##### RAW RECORDS

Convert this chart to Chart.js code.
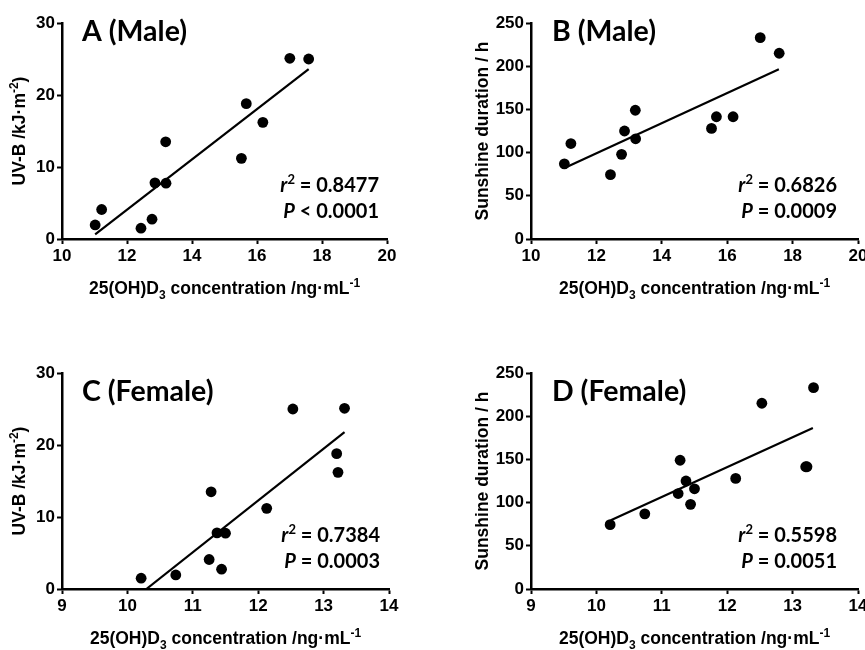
<!DOCTYPE html>
<html>
<head>
<meta charset="utf-8">
<script src="https://cdn.jsdelivr.net/npm/chart.js@4/dist/chart.umd.min.js"></script>
<style>
html,body{margin:0;padding:0;background:#fff;overflow:hidden;width:865px;height:650px}
canvas{position:absolute;display:block}
</style>
</head>
<body>
<canvas id="cA" width="432" height="325" style="left:0;top:0"></canvas>
<canvas id="cB" width="450" height="325" style="left:432px;top:0"></canvas>
<canvas id="cC" width="432" height="325" style="left:0;top:325px"></canvas>
<canvas id="cD" width="450" height="325" style="left:432px;top:325px"></canvas>
<script>
// ---------- data ----------
const maleVitD   = [11.02, 11.22, 12.43, 12.77, 12.86, 13.20, 13.19, 15.52, 15.67, 16.18, 17.01, 17.59];
const femaleVitD = [10.74, 11.25, 10.21, 11.44, 11.37, 11.50, 11.28, 12.13, 13.20, 13.22, 13.32, 12.53];
const uvbValues      = [1.95, 4.1, 1.5, 2.75, 7.8, 7.75, 13.5, 11.2, 18.8, 16.2, 25.1, 25.0];
const sunshineValues = [87, 110.5, 74.5, 98, 125, 116, 149, 128, 141.5, 141.5, 233, 215];

const fitA_x = [11.02, 17.59], fitA_y = [0.65, 23.6];
const fitB_x = [11.04, 17.58], fitB_y = [82.6, 196.5];
const fitC_x = [10.29, 13.32], fitC_y = [0, 21.8];
const fitD_x = [10.22, 13.31], fitD_y = [79.5, 186.3];

const xTicksMale   = [10, 12, 14, 16, 18, 20];
const xTicksFemale = [9, 10, 11, 12, 13, 14];
const yTicksUVB    = [0, 10, 20, 30];
const yTicksSun    = [0, 50, 100, 150, 200, 250];

const panelTitles = ['A (Male)', 'B (Male)', 'C (Female)', 'D (Female)'];
const r2Values    = ['0.8477', '0.6826', '0.7384', '0.5598'];
const pTexts      = ['< 0.0001', '= 0.0009', '= 0.0003', '= 0.0051'];

const xTitleSegs = [{t:'25(OH)D'},{t:'3',sub:true},{t:' concentration /ng\u00B7mL'},{t:'-1',sup:true}];
const yTitleUVB  = [{t:'UV-B /kJ\u00B7m'},{t:'-2',sup:true},{t:')'}];
const yTitleSun  = [{t:'Sunshine duration / h'}];

// ---------- helpers ----------
const AX_FAMILY = "'Liberation Sans', Arial, sans-serif";
const LAB_FAMILY = "Lato, 'Open Sans', sans-serif";
const TITLE_SIZE = 17.5;

function pts(xs, ys){ return xs.map((x,i)=>({x:x, y:ys[i]})); }

function segFont(s, size, family){
  const sz = (s.sub||s.sup) ? Math.round(size*0.66) : size;
  return (s.italic ? 'italic ' : '') + 'bold ' + sz + 'px ' + family;
}
function drawRich(ctx, segs, x, y, align, size, family){
  let w = 0;
  segs.forEach(s=>{ ctx.font = segFont(s,size,family); s._w = ctx.measureText(s.t).width; w += s._w; });
  let cx = align==='center' ? x - w/2 : (align==='right' ? x - w : x);
  ctx.textAlign = 'left'; ctx.textBaseline = 'alphabetic'; ctx.fillStyle = '#000';
  segs.forEach(s=>{
    ctx.font = segFont(s,size,family);
    const dy = s.sub ? size*0.28 : (s.sup ? -size*0.42 : 0);
    ctx.fillText(s.t, cx, y + dy);
    cx += s._w;
  });
}

const panelTextPlugin = {
  id: 'panelText',
  afterDraw(chart, args, o){
    const ctx = chart.ctx, ca = chart.chartArea;
    ctx.save();
    drawRich(ctx, [{t:o.title}], ca.left + o.titleDX, ca.top + o.titleDY, 'left', 28.5, LAB_FAMILY);
    drawRich(ctx, [{t:'r',italic:true},{t:'2',sup:true},{t:' = ' + o.r2}], ca.right - o.statsDX, ca.top + 169, 'right', 20, LAB_FAMILY);
    drawRich(ctx, [{t:'P',italic:true},{t:' ' + o.p}], ca.right - o.statsDX, ca.top + 195, 'right', 20, LAB_FAMILY);
    drawRich(ctx, xTitleSegs, (ca.left + ca.right)/2, ca.bottom + 55, 'center', TITLE_SIZE, AX_FAMILY);
    ctx.translate(ca.left - o.yTitleDX, (ca.top + ca.bottom)/2);
    ctx.rotate(-Math.PI/2);
    drawRich(ctx, o.yTitle, 0, 6.3, 'center', TITLE_SIZE, AX_FAMILY);
    ctx.restore();
  }
};

function makePanel(id, cfg){
  const tickFont = {family: AX_FAMILY, size: 17, weight: 'bold'};
  const gridCfg = {display:true, drawOnChartArea:false, drawTicks:true, tickLength:5, tickWidth:2, tickColor:'#000', color:'#000'};
  new Chart(document.getElementById(id), {
    type: 'scatter',
    data: {
      datasets: [
        {data: pts(cfg.xs, cfg.ys), pointRadius: 5.4, pointHoverRadius: 5.4, backgroundColor:'#000', borderColor:'#000', borderWidth:0, showLine:false, order:1},
        {type:'line', data: pts(cfg.fx, cfg.fy), borderColor:'#000', borderWidth:2.2, pointRadius:0, fill:false, showLine:true, order:2}
      ]
    },
    options: {
      responsive: false,
      animation: false,
      events: [],
      layout: {padding: {left:0, top:cfg.padTop, right:cfg.padRight, bottom:0}},
      plugins: {
        legend: {display:false},
        tooltip: {enabled:false},
        panelText: cfg.text
      },
      scales: {
        x: {
          type:'linear', min: cfg.xTicks[0], max: cfg.xTicks[cfg.xTicks.length-1],
          ticks: {stepSize: cfg.xTicks[1]-cfg.xTicks[0], font: tickFont, color:'#000', padding:2, maxRotation:0, autoSkip:false},
          grid: gridCfg,
          border: {display:true, color:'#000', width:2.5},
          afterFit(s){ s.height = cfg.xH; }
        },
        y: {
          type:'linear', min: cfg.yTicks[0], max: cfg.yTicks[cfg.yTicks.length-1],
          ticks: {stepSize: cfg.yTicks[1]-cfg.yTicks[0], font: tickFont, color:'#000', padding:2, autoSkip:false},
          grid: gridCfg,
          border: {display:true, color:'#000', width:2.5},
          afterFit(s){ s.width = cfg.yW; }
        }
      }
    },
    plugins: [panelTextPlugin]
  });
}

makePanel('cA', {xs: maleVitD, ys: uvbValues, fx: fitA_x, fy: fitA_y, xTicks: xTicksMale, yTicks: yTicksUVB,
  padTop: 23, padRight: 45, xH: 86, yW: 62,
  text: {title: panelTitles[0], titleDX: 20, titleDY: 18, r2: r2Values[0], p: pTexts[0], statsDX: 8, yTitle: yTitleUVB, yTitleDX: 43}});
makePanel('cB', {xs: maleVitD, ys: sunshineValues, fx: fitB_x, fy: fitB_y, xTicks: xTicksMale, yTicks: yTicksSun,
  padTop: 23, padRight: 24, xH: 86, yW: 99,
  text: {title: panelTitles[1], titleDX: 21, titleDY: 18, r2: r2Values[1], p: pTexts[1], statsDX: 21, yTitle: yTitleSun, yTitleDX: 49}});
makePanel('cC', {xs: femaleVitD, ys: uvbValues, fx: fitC_x, fy: fitC_y, xTicks: xTicksFemale, yTicks: yTicksUVB,
  padTop: 48, padRight: 43, xH: 61, yW: 62,
  text: {title: panelTitles[2], titleDX: 20, titleDY: 28, r2: r2Values[2], p: pTexts[2], statsDX: 9, yTitle: yTitleUVB, yTitleDX: 43}});
makePanel('cD', {xs: femaleVitD, ys: sunshineValues, fx: fitD_x, fy: fitD_y, xTicks: xTicksFemale, yTicks: yTicksSun,
  padTop: 48, padRight: 24, xH: 61, yW: 99,
  text: {title: panelTitles[3], titleDX: 21, titleDY: 28, r2: r2Values[3], p: pTexts[3], statsDX: 21, yTitle: yTitleSun, yTitleDX: 49}});
</script>
</body>
</html>
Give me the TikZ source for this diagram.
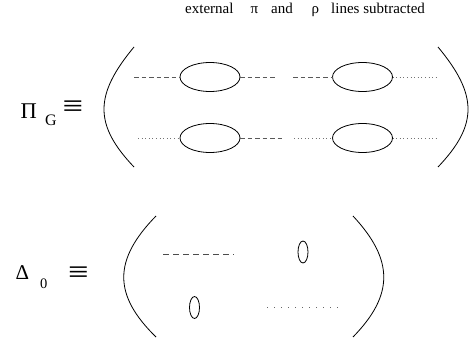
\documentclass[tikz,border=0pt]{standalone}
\usepackage{fontspec}
\setmainfont{Liberation Serif}
\usetikzlibrary{shapes.geometric}
\begin{document}
\begin{tikzpicture}[x=1pt,y=-1pt,
  bubble/.style={draw,ellipse,line width=0.8pt,inner sep=0pt,outer sep=0pt,minimum width=60pt,minimum height=29pt},
  tadpole/.style={draw,ellipse,line width=0.8pt,inner sep=0pt,outer sep=0pt,minimum width=10pt,minimum height=22pt},
  pionline/.style={line width=0.8pt,black!65,dash pattern=on 4.5pt off 3pt},
  rholine/.style={line width=0.8pt,black!55,dash pattern=on 0.8pt off 2.8pt},
  pionwide/.style={line width=0.8pt,black!70,dash pattern=on 5.5pt off 4.5pt},
  rhowide/.style={line width=0.8pt,black!60,dash pattern=on 0.8pt off 6.2pt},
  paren/.style={line width=0.8pt},
  lbl/.style={inner sep=0pt,anchor=base west},
  equiv/.style={inner sep=0pt,anchor=center,font=\fontsize{26}{28}\selectfont}]
\useasboundingbox (0,0) rectangle (470,342);

% heading
\node[lbl,font=\fontsize{15}{17}\selectfont] (head) at (185,13.5)
  {external\hspace{17pt}π\hspace{13pt}and\hspace{19pt}ρ\hspace{12pt}lines subtracted};

% Pi_G definition
\node[lbl,font=\fontsize{22.5}{24}\selectfont] (Pi) at (20.5,118) {Π};
\node[lbl,font=\fontsize{16}{18}\selectfont] (G) at (45,125) {G};
\node[equiv] (eqA) at (73,109) {\scalebox{1.4}[1.2]{≡}};

\draw[paren] (134,47) .. controls (94,95) and (94,125) .. (134,167);
\draw[paren] (438,47) .. controls (478,95) and (478,125) .. (438,167);

\node[bubble] (e1) at (210,77) {};
\node[bubble] (e2) at (362.5,77) {};
\node[bubble] (e3) at (210,138) {};
\node[bubble] (e4) at (362.5,138) {};

\coordinate (t0) at (134,77);
\coordinate (t1) at (277,77);
\coordinate (t2) at (293,77);
\coordinate (t3) at (437,77);
\coordinate (b0) at (138,138);
\coordinate (b1) at (285,138);
\coordinate (b2) at (294,138);
\coordinate (b3) at (437,138);

\draw[pionline] (t0) -- (e1.west);
\draw[pionline] (e1.east) -- (t1);
\draw[pionline] (t2) -- (e2.west);
\draw[rholine] (e2.east) -- (t3);
\draw[rholine] (b0) -- (e3.west);
\draw[pionline] (e3.east) -- (b1);
\draw[rholine] (b2) -- (e4.west);
\draw[rholine] (e4.east) -- (b3);

% Delta_0 definition
\node[lbl,font=\fontsize{21}{23}\selectfont] (Delta) at (15.5,279) {Δ};
\node[lbl,font=\fontsize{14.5}{16}\selectfont] (zero) at (40,288) {0};
\node[equiv] (eqB) at (78.5,275) {\scalebox{1.4}[1.2]{≡}};

\draw[paren] (156,216) .. controls (113,260) and (113,295) .. (156,337);
\draw[paren] (353,216) .. controls (394,260) and (394,295) .. (353,337);

\coordinate (d0) at (163,254);
\coordinate (d1) at (234,254);
\draw[pionwide] (d0) -- (d1);
\node[tadpole] (s1) at (303,252) {};
\node[tadpole] (s2) at (194.5,307.5) {};
\coordinate (r0) at (267,307);
\coordinate (r1) at (339,307);
\draw[rhowide] (r0) -- (r1);
\end{tikzpicture}
\end{document}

##########

_WHAT YOU HAVE TO DO_. Give only the lines from the one with "Give me the TikZ source for this diagram." to the one with "(eqA) at (73,109)", both included, again and exactly; leave the images out.

_COMPLETED TASK_.
Give me the TikZ source for this diagram.
\documentclass[tikz,border=0pt]{standalone}
\usepackage{fontspec}
\setmainfont{Liberation Serif}
\usetikzlibrary{shapes.geometric}
\begin{document}
\begin{tikzpicture}[x=1pt,y=-1pt,
  bubble/.style={draw,ellipse,line width=0.8pt,inner sep=0pt,outer sep=0pt,minimum width=60pt,minimum height=29pt},
  tadpole/.style={draw,ellipse,line width=0.8pt,inner sep=0pt,outer sep=0pt,minimum width=10pt,minimum height=22pt},
  pionline/.style={line width=0.8pt,black!65,dash pattern=on 4.5pt off 3pt},
  rholine/.style={line width=0.8pt,black!55,dash pattern=on 0.8pt off 2.8pt},
  pionwide/.style={line width=0.8pt,black!70,dash pattern=on 5.5pt off 4.5pt},
  rhowide/.style={line width=0.8pt,black!60,dash pattern=on 0.8pt off 6.2pt},
  paren/.style={line width=0.8pt},
  lbl/.style={inner sep=0pt,anchor=base west},
  equiv/.style={inner sep=0pt,anchor=center,font=\fontsize{26}{28}\selectfont}]
\useasboundingbox (0,0) rectangle (470,342);

% heading
\node[lbl,font=\fontsize{15}{17}\selectfont] (head) at (185,13.5)
  {external\hspace{17pt}π\hspace{13pt}and\hspace{19pt}ρ\hspace{12pt}lines subtracted};

% Pi_G definition
\node[lbl,font=\fontsize{22.5}{24}\selectfont] (Pi) at (20.5,118) {Π};
\node[lbl,font=\fontsize{16}{18}\selectfont] (G) at (45,125) {G};
\node[equiv] (eqA) at (73,109) {\scalebox{1.4}[1.2]{≡}};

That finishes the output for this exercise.